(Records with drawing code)
------------------------------------------------------------
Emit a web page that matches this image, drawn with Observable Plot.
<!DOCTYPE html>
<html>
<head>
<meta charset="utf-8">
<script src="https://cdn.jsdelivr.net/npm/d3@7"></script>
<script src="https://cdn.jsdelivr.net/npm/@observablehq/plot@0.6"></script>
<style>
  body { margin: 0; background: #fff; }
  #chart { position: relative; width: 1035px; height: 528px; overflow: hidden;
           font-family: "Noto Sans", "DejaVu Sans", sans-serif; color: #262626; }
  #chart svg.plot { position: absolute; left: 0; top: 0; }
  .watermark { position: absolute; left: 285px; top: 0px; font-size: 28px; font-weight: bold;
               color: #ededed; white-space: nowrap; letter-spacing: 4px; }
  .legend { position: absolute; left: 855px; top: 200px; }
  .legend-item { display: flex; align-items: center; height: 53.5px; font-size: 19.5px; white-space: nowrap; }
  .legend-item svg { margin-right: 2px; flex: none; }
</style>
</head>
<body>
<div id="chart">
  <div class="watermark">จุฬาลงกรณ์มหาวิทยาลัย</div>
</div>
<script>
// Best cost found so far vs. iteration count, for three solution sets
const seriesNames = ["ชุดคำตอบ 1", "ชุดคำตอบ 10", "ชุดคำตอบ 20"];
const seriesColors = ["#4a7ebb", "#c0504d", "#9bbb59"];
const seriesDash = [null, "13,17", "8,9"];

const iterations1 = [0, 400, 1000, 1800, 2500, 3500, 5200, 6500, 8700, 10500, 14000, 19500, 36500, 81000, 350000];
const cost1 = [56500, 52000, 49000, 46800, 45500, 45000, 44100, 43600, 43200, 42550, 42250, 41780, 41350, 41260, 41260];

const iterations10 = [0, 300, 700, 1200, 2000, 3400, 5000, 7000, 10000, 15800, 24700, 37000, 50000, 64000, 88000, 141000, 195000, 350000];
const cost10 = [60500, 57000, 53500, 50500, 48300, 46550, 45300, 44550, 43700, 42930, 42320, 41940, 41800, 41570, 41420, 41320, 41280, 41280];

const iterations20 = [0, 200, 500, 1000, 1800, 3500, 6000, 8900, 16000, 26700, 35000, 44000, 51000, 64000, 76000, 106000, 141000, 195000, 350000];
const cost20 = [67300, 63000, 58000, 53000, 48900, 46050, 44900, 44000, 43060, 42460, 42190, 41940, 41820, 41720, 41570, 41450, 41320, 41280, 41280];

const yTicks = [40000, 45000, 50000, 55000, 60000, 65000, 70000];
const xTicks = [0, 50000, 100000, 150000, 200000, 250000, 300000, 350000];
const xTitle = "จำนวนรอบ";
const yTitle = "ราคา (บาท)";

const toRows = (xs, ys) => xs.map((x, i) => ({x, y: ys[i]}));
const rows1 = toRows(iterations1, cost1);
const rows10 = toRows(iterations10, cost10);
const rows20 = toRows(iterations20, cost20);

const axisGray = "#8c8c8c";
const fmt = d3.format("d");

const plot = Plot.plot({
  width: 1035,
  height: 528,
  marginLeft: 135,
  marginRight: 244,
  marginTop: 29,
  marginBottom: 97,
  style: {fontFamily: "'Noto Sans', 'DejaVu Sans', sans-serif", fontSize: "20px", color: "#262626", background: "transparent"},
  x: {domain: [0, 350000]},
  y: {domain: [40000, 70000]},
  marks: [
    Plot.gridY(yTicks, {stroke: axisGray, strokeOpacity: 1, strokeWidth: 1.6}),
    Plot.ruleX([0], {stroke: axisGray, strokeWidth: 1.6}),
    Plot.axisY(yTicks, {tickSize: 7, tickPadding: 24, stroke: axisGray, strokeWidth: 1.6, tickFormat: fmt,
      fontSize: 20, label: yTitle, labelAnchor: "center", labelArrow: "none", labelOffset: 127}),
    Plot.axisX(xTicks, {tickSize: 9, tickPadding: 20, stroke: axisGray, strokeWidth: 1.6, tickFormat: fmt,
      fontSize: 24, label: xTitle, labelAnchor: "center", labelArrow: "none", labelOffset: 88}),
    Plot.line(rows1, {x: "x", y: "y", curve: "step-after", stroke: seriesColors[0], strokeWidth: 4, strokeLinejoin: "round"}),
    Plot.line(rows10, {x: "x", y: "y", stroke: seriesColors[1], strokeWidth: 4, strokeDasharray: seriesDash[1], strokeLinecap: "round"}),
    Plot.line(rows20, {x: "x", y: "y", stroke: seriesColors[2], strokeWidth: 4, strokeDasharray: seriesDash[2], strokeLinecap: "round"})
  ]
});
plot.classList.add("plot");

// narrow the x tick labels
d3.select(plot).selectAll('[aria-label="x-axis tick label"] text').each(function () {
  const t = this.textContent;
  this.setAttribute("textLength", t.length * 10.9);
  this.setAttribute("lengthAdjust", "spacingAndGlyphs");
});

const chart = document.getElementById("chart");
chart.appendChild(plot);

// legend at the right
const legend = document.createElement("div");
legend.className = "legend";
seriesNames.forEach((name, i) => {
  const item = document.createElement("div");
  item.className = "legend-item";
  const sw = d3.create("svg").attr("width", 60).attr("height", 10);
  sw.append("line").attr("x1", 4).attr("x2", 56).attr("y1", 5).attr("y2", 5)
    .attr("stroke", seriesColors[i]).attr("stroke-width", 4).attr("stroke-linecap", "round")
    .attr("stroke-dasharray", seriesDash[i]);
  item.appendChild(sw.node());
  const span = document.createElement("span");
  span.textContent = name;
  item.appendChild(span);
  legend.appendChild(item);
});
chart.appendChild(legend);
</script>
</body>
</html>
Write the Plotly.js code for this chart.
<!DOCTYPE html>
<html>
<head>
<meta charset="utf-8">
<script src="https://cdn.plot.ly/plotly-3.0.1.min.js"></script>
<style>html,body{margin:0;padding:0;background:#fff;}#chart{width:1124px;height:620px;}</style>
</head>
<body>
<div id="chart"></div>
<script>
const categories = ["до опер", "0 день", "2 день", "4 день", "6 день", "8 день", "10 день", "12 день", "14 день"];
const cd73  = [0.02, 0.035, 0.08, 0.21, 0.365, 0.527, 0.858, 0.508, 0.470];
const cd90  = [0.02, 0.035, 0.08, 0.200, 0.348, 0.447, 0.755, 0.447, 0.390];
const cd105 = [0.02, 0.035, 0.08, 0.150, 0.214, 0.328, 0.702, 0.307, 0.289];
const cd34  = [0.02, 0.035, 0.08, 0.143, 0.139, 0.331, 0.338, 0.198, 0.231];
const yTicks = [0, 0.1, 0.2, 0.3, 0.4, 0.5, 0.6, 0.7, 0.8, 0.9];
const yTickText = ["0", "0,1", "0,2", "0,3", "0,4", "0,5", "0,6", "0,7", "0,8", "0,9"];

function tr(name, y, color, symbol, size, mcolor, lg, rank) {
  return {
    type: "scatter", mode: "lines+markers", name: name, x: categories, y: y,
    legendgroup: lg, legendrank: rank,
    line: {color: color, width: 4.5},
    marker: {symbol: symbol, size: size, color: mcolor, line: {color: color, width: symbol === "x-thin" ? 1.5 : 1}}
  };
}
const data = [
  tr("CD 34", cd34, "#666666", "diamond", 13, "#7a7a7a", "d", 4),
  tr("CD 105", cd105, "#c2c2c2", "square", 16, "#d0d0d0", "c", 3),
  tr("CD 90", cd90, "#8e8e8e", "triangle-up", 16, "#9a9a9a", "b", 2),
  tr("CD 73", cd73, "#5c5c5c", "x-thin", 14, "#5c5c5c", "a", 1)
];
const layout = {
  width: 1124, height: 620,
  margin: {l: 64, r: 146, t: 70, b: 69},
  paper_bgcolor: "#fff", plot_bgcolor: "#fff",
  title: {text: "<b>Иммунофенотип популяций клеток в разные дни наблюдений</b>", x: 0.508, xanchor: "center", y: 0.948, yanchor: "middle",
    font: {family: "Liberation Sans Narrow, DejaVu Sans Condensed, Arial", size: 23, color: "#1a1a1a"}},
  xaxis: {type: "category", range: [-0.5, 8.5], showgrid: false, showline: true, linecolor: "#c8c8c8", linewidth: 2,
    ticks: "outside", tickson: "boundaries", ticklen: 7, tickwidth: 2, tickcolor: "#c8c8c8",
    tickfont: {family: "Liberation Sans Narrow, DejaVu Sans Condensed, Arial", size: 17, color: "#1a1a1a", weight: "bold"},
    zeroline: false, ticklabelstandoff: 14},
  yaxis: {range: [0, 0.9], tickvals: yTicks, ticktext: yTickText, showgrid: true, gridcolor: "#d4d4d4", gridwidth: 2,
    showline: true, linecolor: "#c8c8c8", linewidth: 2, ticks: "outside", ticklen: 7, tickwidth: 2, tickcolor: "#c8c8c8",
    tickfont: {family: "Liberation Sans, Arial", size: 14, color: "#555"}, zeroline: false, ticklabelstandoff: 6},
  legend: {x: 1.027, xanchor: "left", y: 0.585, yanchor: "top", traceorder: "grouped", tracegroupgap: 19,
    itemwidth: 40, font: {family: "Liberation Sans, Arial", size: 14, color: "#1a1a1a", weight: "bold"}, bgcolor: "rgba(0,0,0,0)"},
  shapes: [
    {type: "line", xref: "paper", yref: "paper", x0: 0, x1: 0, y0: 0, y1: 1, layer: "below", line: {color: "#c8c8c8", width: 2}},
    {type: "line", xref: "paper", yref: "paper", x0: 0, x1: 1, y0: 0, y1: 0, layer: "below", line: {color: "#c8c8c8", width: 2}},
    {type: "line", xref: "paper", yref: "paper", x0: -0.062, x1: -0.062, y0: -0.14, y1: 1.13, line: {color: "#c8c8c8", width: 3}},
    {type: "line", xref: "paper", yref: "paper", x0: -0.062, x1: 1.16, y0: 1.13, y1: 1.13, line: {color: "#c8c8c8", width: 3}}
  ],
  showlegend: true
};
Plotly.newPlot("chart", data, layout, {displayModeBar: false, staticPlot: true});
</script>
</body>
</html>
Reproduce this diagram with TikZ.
------------------------------------------------------------
▸ **Instructions to follow**
Exact reproduction is required: output the lines from the start of the entries above through the line with "41420, 41320, 41280, 41280];".

▸ **Reply**
Emit a web page that matches this image, drawn with Observable Plot.
<!DOCTYPE html>
<html>
<head>
<meta charset="utf-8">
<script src="https://cdn.jsdelivr.net/npm/d3@7"></script>
<script src="https://cdn.jsdelivr.net/npm/@observablehq/plot@0.6"></script>
<style>
  body { margin: 0; background: #fff; }
  #chart { position: relative; width: 1035px; height: 528px; overflow: hidden;
           font-family: "Noto Sans", "DejaVu Sans", sans-serif; color: #262626; }
  #chart svg.plot { position: absolute; left: 0; top: 0; }
  .watermark { position: absolute; left: 285px; top: 0px; font-size: 28px; font-weight: bold;
               color: #ededed; white-space: nowrap; letter-spacing: 4px; }
  .legend { position: absolute; left: 855px; top: 200px; }
  .legend-item { display: flex; align-items: center; height: 53.5px; font-size: 19.5px; white-space: nowrap; }
  .legend-item svg { margin-right: 2px; flex: none; }
</style>
</head>
<body>
<div id="chart">
  <div class="watermark">จุฬาลงกรณ์มหาวิทยาลัย</div>
</div>
<script>
// Best cost found so far vs. iteration count, for three solution sets
const seriesNames = ["ชุดคำตอบ 1", "ชุดคำตอบ 10", "ชุดคำตอบ 20"];
const seriesColors = ["#4a7ebb", "#c0504d", "#9bbb59"];
const seriesDash = [null, "13,17", "8,9"];

const iterations1 = [0, 400, 1000, 1800, 2500, 3500, 5200, 6500, 8700, 10500, 14000, 19500, 36500, 81000, 350000];
const cost1 = [56500, 52000, 49000, 46800, 45500, 45000, 44100, 43600, 43200, 42550, 42250, 41780, 41350, 41260, 41260];

const iterations10 = [0, 300, 700, 1200, 2000, 3400, 5000, 7000, 10000, 15800, 24700, 37000, 50000, 64000, 88000, 141000, 195000, 350000];
const cost10 = [60500, 57000, 53500, 50500, 48300, 46550, 45300, 44550, 43700, 42930, 42320, 41940, 41800, 41570, 41420, 41320, 41280, 41280];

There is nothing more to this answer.